Companies will be able to deploy assets to both private-permissioned and public-permissionless chains to participate in lending, borrowing, trading, providing liquidity, and more. All of these activities would easily be tied back to their ADI, giving them a clear trail to follow for accounting and auditing purposes.
A solution to integrate Web2 into Web3
UI and UX play a critical role in the adoption of web3 protocols, especially when standardizing the user experience so that individuals and entities can feel as though they are onboarding to a single network as opposed to a collection of fragmented chains loosely connected by bridges.
Accumulate aims to anchor the entire web3 ecosystem to its digital identifier system, giving crypto native developers and participants from the traditional economy a one-stop destination to communicate and exchange value.
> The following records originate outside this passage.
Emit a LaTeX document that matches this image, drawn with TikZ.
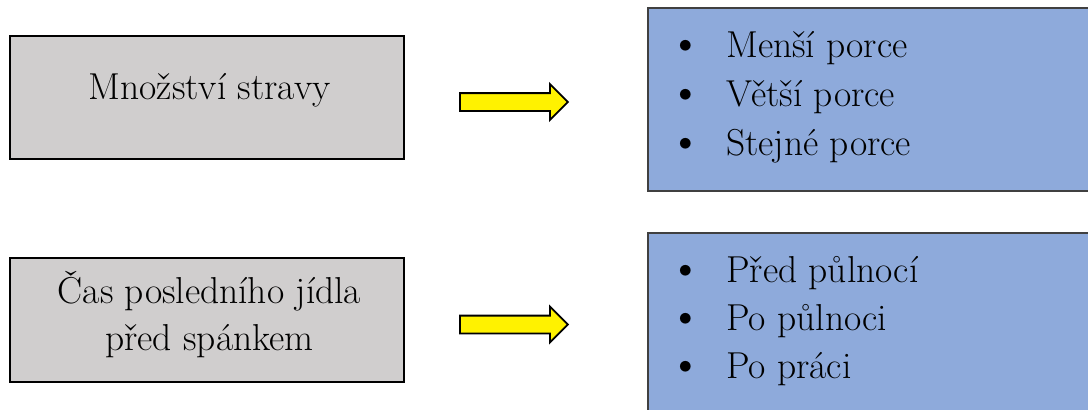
\documentclass[tikz,border=0pt]{standalone}
\usepackage{fontspec}
\usetikzlibrary{shapes.arrows}
\definecolor{boxgray}{HTML}{D0CECE}
\definecolor{listblue}{HTML}{8EAADB}
\definecolor{listedge}{HTML}{404040}
\tikzset{%
  factor/.style  = {shape=rectangle, draw=black, line width=1.6pt,%
                    fill=boxgray, inner sep=0pt},%
  choices/.style = {shape=rectangle, draw=listedge, line width=1.3pt,%
                    fill=listblue, inner sep=0pt},%
  pointer/.style = {single arrow, draw=black, line width=1.8pt, fill=yellow,%
                    inner xsep=0pt, inner ysep=8pt,%
                    single arrow head extend=9pt, minimum height=108pt},%
  caption/.style = {inner sep=0pt, anchor=base},%
  dot/.style     = {inner sep=0pt, anchor=base, font=\fontsize{48}{48}\selectfont},%
  entry/.style   = {inner sep=0pt, anchor=base west}%
}
\begin{document}
\begin{tikzpicture}[x=1pt,y=-1pt,every node/.style={font=\fontsize{37.5}{45}\selectfont}]
	\useasboundingbox (0,0) rectangle (1088,410);
	% left column: the two factors
	\node[factor, minimum width=394pt, minimum height=123pt] (amount) at (207,97.5) {};
	\node[caption] (amounttxt) at (209.5,99) {Množství stravy};
	\node[factor, minimum width=394pt, minimum height=124pt] (lastmeal) at (207,320) {};
	\node[caption] (lastmealA) at (209.5,303) {Čas posledního jídla};
	\node[caption] (lastmealB) at (209.5,350) {před spánkem};
	% block arrows
	\node[pointer, anchor=tail] (arrowA) at (459,102) {};
	\node[pointer, anchor=tail] (arrowB) at (459,324.5) {};
	% right column: the possible answers
	\node[choices, minimum width=460pt, minimum height=183pt] (portions) at (878,99.5) {};
	\foreach \txt/\y [count=\i] in {Menší porce/57, Větší porce/106, Stejné porce/155}{
		\node[dot] (pdot\i) at (685.5,\y+1) {\textbullet};
		\node[entry] (pitem\i) at (726,\y) {\txt};
	}
	\node[choices, minimum width=460pt, minimum height=200pt] (timing) at (878,333) {};
	\foreach \txt/\y [count=\i] in {Před půlnocí/282, Po půlnoci/330, Po práci/378}{
		\node[dot] (tdot\i) at (685.5,\y+1) {\textbullet};
		\node[entry] (titem\i) at (726,\y) {\txt};
	}
\end{tikzpicture}
\end{document}
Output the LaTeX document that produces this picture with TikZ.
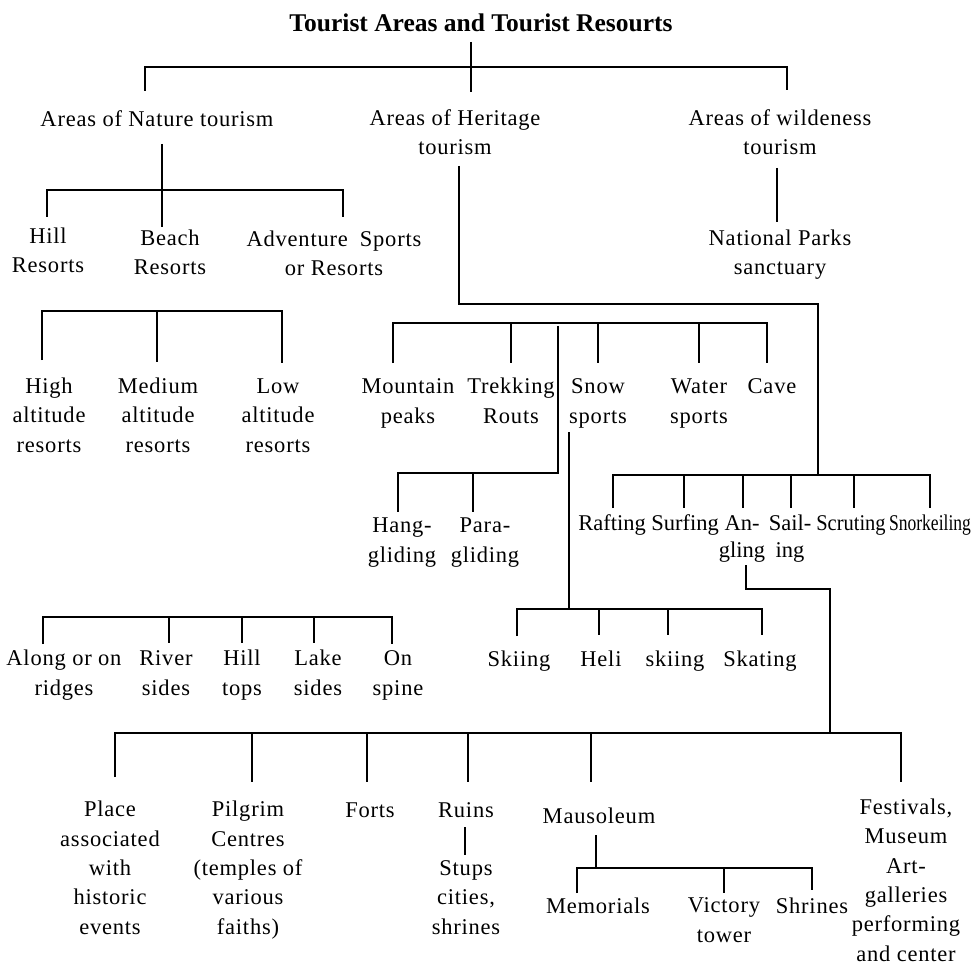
\documentclass[tikz,border=0pt]{standalone}
\usepackage{fontspec}
\setmainfont{Liberation Serif}[LetterSpace=3.5]
\newfontfamily\tightfont{Liberation Serif}
\begin{document}
\begin{tikzpicture}[x=1pt,y=-1pt,
  conn/.style={line width=1.7pt},
  lbl/.style={font=\fontsize{22.5}{29.3}\selectfont, align=center, inner sep=0pt, anchor=base},
  tlbl/.style={font=\fontsize{22.5}{27}\selectfont\tightfont, align=center, inner sep=0pt, anchor=base},
  ttl/.style={font=\fontsize{25.5}{29}\selectfont\tightfont\bfseries, inner sep=0pt, anchor=base}]
\useasboundingbox (0,0) rectangle (974,965);
% title (anchor = baseline of last line)
\node[ttl] (title) at (481,32) {Tourist Areas and Tourist Resourts};
% level 1
\node[lbl] (nature) at (157,127) {Areas of Nature tourism};
\node[lbl] (heritage) at (455,155) {Areas of Heritage\\tourism};
\node[lbl] (wild) at (780,155) {Areas of wildeness\\tourism};
% nature children
\node[lbl] (hill) at (48,273) {Hill\\Resorts};
\node[lbl] (beach) at (170,275) {Beach\\Resorts};
\node[lbl] (adv) at (334,276) {Adventure\hspace{0.25em} Sports\\or Resorts};
\node[lbl] (national) at (780,275) {National Parks\\sanctuary};
% altitude
\node[lbl] (high) at (49,452) {High\\altitude\\resorts};
\node[lbl] (medium) at (158,452) {Medium\\altitude\\resorts};
\node[lbl] (low) at (278,452) {Low\\altitude\\resorts};
% heritage children
\node[lbl] (mountain) at (408,423) {Mountain\\peaks};
\node[lbl] (trek) at (511,423) {Trekking\\Routs};
\node[lbl] (snow) at (598,423) {Snow\\sports};
\node[lbl] (water) at (699,423) {Water\\sports};
\node[lbl] (cave) at (772,393) {Cave};
\node[lbl] (hang) at (402,562) {Hang-\\gliding};
\node[lbl] (para) at (485,562) {Para-\\gliding};
% water sports
\node[tlbl] (rafting) at (612,530) {Rafting};
\node[tlbl] (surfing) at (685,530) {Surfing};
\node[tlbl] (angling) at (742,557) {An-\\gling};
\node[tlbl] (sailing) at (790,557) {Sail-\\ing};
\node[tlbl] (scruting) at (851,530) {\scalebox{0.91}[1]{Scruting}};
\node[tlbl] (snork) at (930,530) {\scalebox{0.78}[1]{Snorkeiling}};
% along group
\node[lbl] (along) at (64,695) {Along or on\\ridges};
\node[lbl] (river) at (166,695) {River\\sides};
\node[lbl] (hilltops) at (242,695) {Hill\\tops};
\node[lbl] (lake) at (318,695) {Lake\\sides};
\node[lbl] (spine) at (398,695) {On\\spine};
% snow sports
\node[lbl] (skiing) at (519,666) {Skiing};
\node[lbl] (heli) at (601,666) {Heli};
\node[lbl] (skiing2) at (675,666) {skiing};
\node[lbl] (skating) at (760,666) {Skating};
% bottom
\node[lbl] (place) at (110,934) {Place\\associated\\with\\historic\\events};
\node[lbl] (pilgrim) at (248,934) {Pilgrim\\Centres\\(temples of\\various\\faiths)};
\node[lbl] (forts) at (370,817) {Forts};
\node[lbl] (ruins) at (466,817) {Ruins};
\node[lbl] (stups) at (466,934) {Stups\\cities,\\shrines};
\node[lbl] (maus) at (599,823) {Mausoleum};
\node[lbl] (memorials) at (598,913) {Memorials};
\node[lbl] (victory) at (724,942) {Victory\\tower};
\node[lbl] (shrines) at (812,913) {Shrines};
\node[lbl] (festivals) at (906,961) {Festivals,\\Museum\\Art-\\galleries\\performing\\and center};
% connectors
\begin{scope}[conn]
\draw (471,42) -- (471,92);
\draw (145,91) |- (787,67) -- (787,90);
\draw (162,144) -- (162,227);
\draw (47,217) |- (343,190) -- (343,217);
\draw (42,360) |- (282,311) -- (282,363);
\draw (157,311) -- (157,362);
\draw (459,166) |- (818,304) -- (818,475);
\draw (393,363) |- (767,323) -- (767,363);
\foreach \x in {511,598,699} \draw (\x,323) -- (\x,363);
\draw (558,326) |- (398,473) -- (398,512);
\draw (473,473) -- (473,512);
\draw (569,432) -- (569,609);
\draw (517,636) |- (762,609) -- (762,635);
\foreach \x in {599,668} \draw (\x,609) -- (\x,635);
\draw (613,508) |- (930,475) -- (930,508);
\foreach \x in {684,743,791,854} \draw (\x,475) -- (\x,508);
\draw (746,565) |- (830,589) -- (830,733);
\draw (115,777) |- (901,733) -- (901,782);
\foreach \x in {252,367,468,591} \draw (\x,733) -- (\x,782);
\draw (465,827) -- (465,855);
\draw (596,835) -- (596,868);
\draw (577,893) |- (812,868) -- (812,890);
\draw (724,868) -- (724,893);
\draw (43,644) |- (392,617) -- (392,644);
\foreach \x in {169,242,314} \draw (\x,617) -- (\x,643);
\draw (777,168) -- (777,222);
\end{scope}
\end{tikzpicture}
\end{document}
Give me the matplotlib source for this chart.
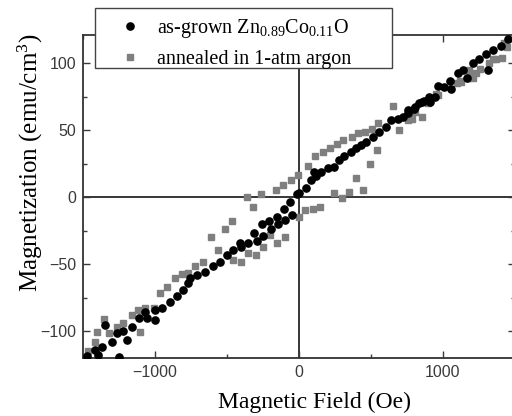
import matplotlib
matplotlib.use("Agg")
import matplotlib.pyplot as plt
from matplotlib.patches import Rectangle
from matplotlib.ticker import MultipleLocator

# magnetization loops, field in Oe and magnetization in emu/cm^3
grown_field = [1449, 1403, 1345, 1299, 1310, 1250, 1206, 1167, 1137, 1102,
               1056, 1049, 1006, 963, 944, 910, 903, 868, 852, 833,
               806, 799, 757, 755, 720, 688, 639, 604, 556, 512,
               465, 431, 396, 361, 313, 278, 243, 199, 153, 118,
               104, 83, 49, 0, -16, -62, -51, -104, -97, -155,
               -146, -208, -197, -259, -250, -294, -312, -354, -410, -400,
               -458, -502, -549, -597, -653, -711, -757, -771, -806, -849,
               -896, -953, -1000, -1000, -1058, -1069, -1111, -1162, -1197, -1222,
               -1266, -1301, -1347, -1370, -1396, -1417, -1474, -1248]
grown_mag = [118, 113, 110, 107, 95, 103, 100, 89, 95, 92.5,
             81, 87, 82, 83, 75, 71, 75, 72, 71, 70,
             67, 66, 65, 62.5, 60, 58, 57.5, 52, 48.5, 45,
             41, 39, 36.5, 34, 31, 27.6, 22.4, 22, 19, 16,
             19, 12.7, 6.7, 3, 2, -3.5, -13.4, -9, -17, -14.7,
             -20, -18, -24, -20, -29, -32.6, -26.6, -34.5, -34, -37,
             -39.6, -43, -48, -51.5, -55.7, -58, -60, -64, -69, -74,
             -78, -83, -84, -92, -90, -85.6, -90, -96.8, -106.7, -100,
             -101.5, -108, -95.5, -111.7, -118, -114, -118.6, -119]

annealed_field = [1442, 1425, 1408, 1368, 1347, 1320, 1257, 1229, 1208, 1188,
                  1181, 1171, 1125, 1118, 1095, 965, 951, 896, 852, 806,
                  783, 755, 694, 653, 549, 505, 458, 410, 366, 306,
                  262, 215, 167, 111, 63, -9, -55, -113, -160, -264,
                  -363, 541, 493, 442, 394, 347, 296, 243, 146, 97,
                  42, 0, -97, -153, -201, -250, -299, -319, -354, -403,
                  -458, -563, -467, -514, -613, -669, -722, -771, -815, -861,
                  -917, -965, -1007, -1069, -1104, -1118, -1162, -1222, -1266, -1319,
                  -1354, -1405, -1417, -1465]
annealed_mag = [112, 115, 104, 103, 103, 100, 96, 93, 89, 92.5,
                95, 89, 86, 87, 85, 76, 77, 70, 60, 63.4,
                58, 57.5, 50, 68, 55, 51, 48.5, 47.8, 45, 43,
                40, 37, 34, 30.6, 23, 16.4, 12.7, 9, 5, 2.5,
                0, 35, 25, 5, 14, 3.7, -0.7, 2.9, -7, -9,
                -9.7, -15, -29.6, -34, -28, -37, -43, -7, -42, -48,
                -47, -39.6, -18, -24, -29.6, -48, -51, -56.5, -57, -60,
                -67, -71.6, -83, -83, -100.5, -84, -88, -94, -96.8, -101.5,
                -91, -100.5, -108, -115]

plt.rcParams["mathtext.fontset"] = "custom"
plt.rcParams["mathtext.rm"] = "Liberation Serif"
plt.rcParams["mathtext.it"] = "Liberation Serif:italic"

W, H = 512, 416
fig = plt.figure(figsize=(W / 100, H / 100), dpi=100)
ax = fig.add_axes([83 / W, 58 / H, 432 / W, 323 / H])

# zero lines through the origin
ax.axhline(0, color="black", lw=1.1, zorder=1)
ax.axvline(0, color="black", lw=1.1, zorder=1)

ax.plot(annealed_field, annealed_mag, ls="none", marker="s", ms=4.6,
        color="#7f7f7f", mec="#7f7f7f", label="annealed in 1-atm argon", zorder=2)
ax.plot(grown_field, grown_mag, ls="none", marker="o", ms=5.2,
        color="black", label=r"as-grown Zn$_{0.89}$Co$_{0.11}$O", zorder=3)

ax.set_xlim(-1500, 1500)
ax.set_ylim(-120, 121)
ax.xaxis.set_major_locator(MultipleLocator(1000))
ax.xaxis.set_minor_locator(MultipleLocator(500))
ax.yaxis.set_major_locator(MultipleLocator(50))
ax.yaxis.set_minor_locator(MultipleLocator(25))
ax.tick_params(which="both", direction="in", top=True, right=True,
               colors="#3a3a3a", labelsize=11.5, pad=5)
ax.tick_params(which="major", length=5, width=1)
ax.tick_params(which="minor", length=3, width=1)
for lab in ax.get_xticklabels() + ax.get_yticklabels():
    lab.set_family("Liberation Sans")
for sp in ax.spines.values():
    sp.set_color("#333333")
    sp.set_linewidth(1.3)

ax.set_xlabel("Magnetic Field (Oe)", family="Liberation Serif", fontsize=17)
ax.xaxis.set_label_coords((315 - 83) / 432, (358 - 392) / 323)
ax.set_ylabel(r"Magnetization (emu/cm$^3$)", family="Liberation Serif",
              fontsize=18)
ax.yaxis.set_label_coords((45 - 83) / 432, (358 - 163) / 323)

# legend box sits over the top of the frame
fig.add_artist(Rectangle((95 / W, 1 - 68 / H), 297 / W, 60 / H,
                         transform=fig.transFigure, facecolor="white",
                         edgecolor="#444444", lw=1.0, zorder=9))
handles, labels = ax.get_legend_handles_labels()
leg = fig.legend(handles[::-1], labels[::-1], loc="upper left",
                 bbox_to_anchor=(120 / W, 1 - 17 / H),
                 bbox_transform=fig.transFigure, frameon=False, numpoints=1,
                 prop={"family": "Liberation Serif", "size": 14.5},
                 handlelength=1.0, handletextpad=0.85, borderpad=0,
                 labelspacing=0.5, borderaxespad=0)
leg.set_zorder(10)

fig.savefig("out.png", dpi=100)
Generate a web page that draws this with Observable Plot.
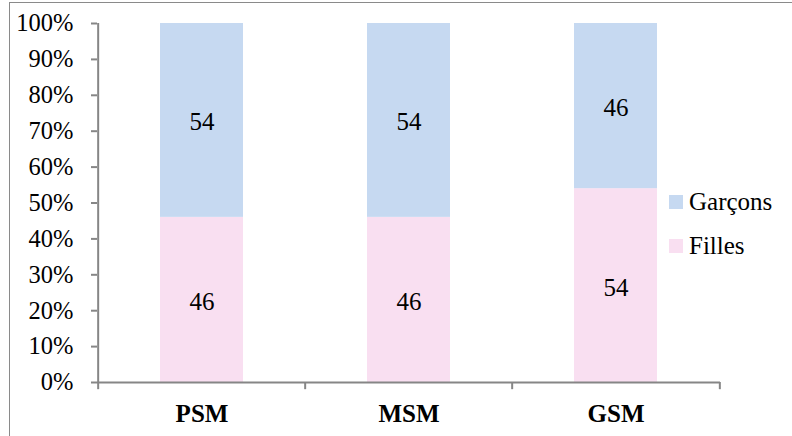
<!DOCTYPE html>
<html>
<head>
<meta charset="utf-8">
<script src="https://cdn.jsdelivr.net/npm/d3@7"></script>
<script src="https://cdn.jsdelivr.net/npm/@observablehq/plot@0.6"></script>
<style>
  html, body { margin: 0; padding: 0; background: #fff; }
  #wrap { position: relative; width: 792px; height: 436px; overflow: hidden; font-family: "Liberation Serif", "Times New Roman", serif; }
  #border { position: absolute; left: 9px; top: 2px; width: 900px; height: 600px; border-left: 1.5px solid #8a8a8a; border-top: 1.5px solid #8a8a8a; }
  #legend { position: absolute; left: 669px; top: 180px; font-size: 25px; color: #000; font-family: "Liberation Serif", "Times New Roman", serif; }
  .item { display: flex; align-items: center; height: 44px; }
  .sw { width: 14px; height: 14px; margin-right: 6px; }
  svg { position: absolute; left: 0; top: 0; }
</style>
</head>
<body>
<div id="wrap">
  <div id="border"></div>
</div>
<script>
const categories = ["PSM", "MSM", "GSM"];
const series = ["Filles", "Garçons"];
const filles = [46, 46, 54];
const garcons = [54, 54, 46];
const colors = ["#f9dff1", "#c6d9f1"];
const yTicks = [0, 10, 20, 30, 40, 50, 60, 70, 80, 90, 100];

const data = [];
categories.forEach((c, i) => {
  data.push({cat: c, series: series[0], value: filles[i]});
  data.push({cat: c, series: series[1], value: garcons[i]});
});

const W = 792, H = 436;
const mL = 97, mR = 72, mT = 23, mB = 54;
const step = (W - mL - mR) / categories.length;
const axisColor = "#868686";
const serif = "'Liberation Serif', 'Times New Roman', serif";

const chart = Plot.plot({
  width: W,
  height: H,
  marginLeft: mL,
  marginRight: mR,
  marginTop: mT,
  marginBottom: mB,
  style: {fontFamily: serif, fontSize: "25px", color: "#000", background: "transparent", overflow: "visible"},
  x: {domain: categories, paddingInner: 0.6, paddingOuter: 0.3, label: null},
  y: {domain: [0, 100], label: null},
  color: {domain: series, range: colors},
  marks: [
    Plot.barY(data, Plot.stackY({x: "cat", y: "value", fill: "series", order: series})),
    Plot.text(data, Plot.stackY({x: "cat", y: "value", z: "series", order: series, text: d => String(d.value), fill: "#000", fontSize: 25, fontFamily: serif, dy: 2})),
    Plot.ruleY([0], {stroke: axisColor, strokeWidth: 2}),
    Plot.ruleX([categories[0]], {x: d => d, y1: 0, y2: 100, dx: -step / 2, stroke: axisColor, strokeWidth: 2}),
    Plot.ruleX(categories, {x: d => d, y1: 0, y2: -2, dx: -step / 2, stroke: axisColor, strokeWidth: 2}),
    Plot.ruleX([categories[categories.length - 1]], {x: d => d, y1: 0, y2: -2, dx: step / 2, stroke: axisColor, strokeWidth: 2}),
    Plot.axisY({ticks: yTicks, tickFormat: d => d + "%", tickSize: 6, tickPadding: 18, stroke: axisColor, strokeWidth: 2, fill: "#000", fontSize: 24.5, fontFamily: serif}),
    Plot.axisX({tickSize: 0, tickPadding: 22, fontWeight: "bold", fontSize: 25, fill: "#000", fontFamily: serif})
  ]
});

const wrap = document.getElementById("wrap");
wrap.appendChild(chart);

const legend = document.createElement("div");
legend.id = "legend";
[1, 0].forEach(i => {
  const item = document.createElement("div");
  item.className = "item";
  const sw = document.createElement("span");
  sw.className = "sw";
  sw.style.background = colors[i];
  const label = document.createElement("span");
  label.textContent = series[i];
  item.appendChild(sw);
  item.appendChild(label);
  legend.appendChild(item);
});
wrap.appendChild(legend);
</script>
</body>
</html>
Web 3 Standardization Framework
Furthermore, Accumulate embraces a modular blockchain architecture to empower developers to launch Dapps with full control of their underlying infrastructure. This design also gives entities from the traditional economy the flexibility to operate on private permissioned networks or public permissionless networks, both of which can be used to interact with web3 projects without limiting the ability to trade assets between chains (for example, enterprises leveraging tokenized public assets as collateral to borrow capital on public chains, while lending private assets to KYC’d clients on private-permissioned networks).
Through all this, the end goal is to create a path for web2 users, platforms, and companies to integrate into the web3 ecosystem. While there are many entry points by which this integration can be achieved, the use of digital identifiers and a highly flexible blockchain architecture will allow Accumulate to provide the simplest and most user-friendly entry point for platforms, enterprises, SMEs, and startups to onboard themselves to this rapidly growing space.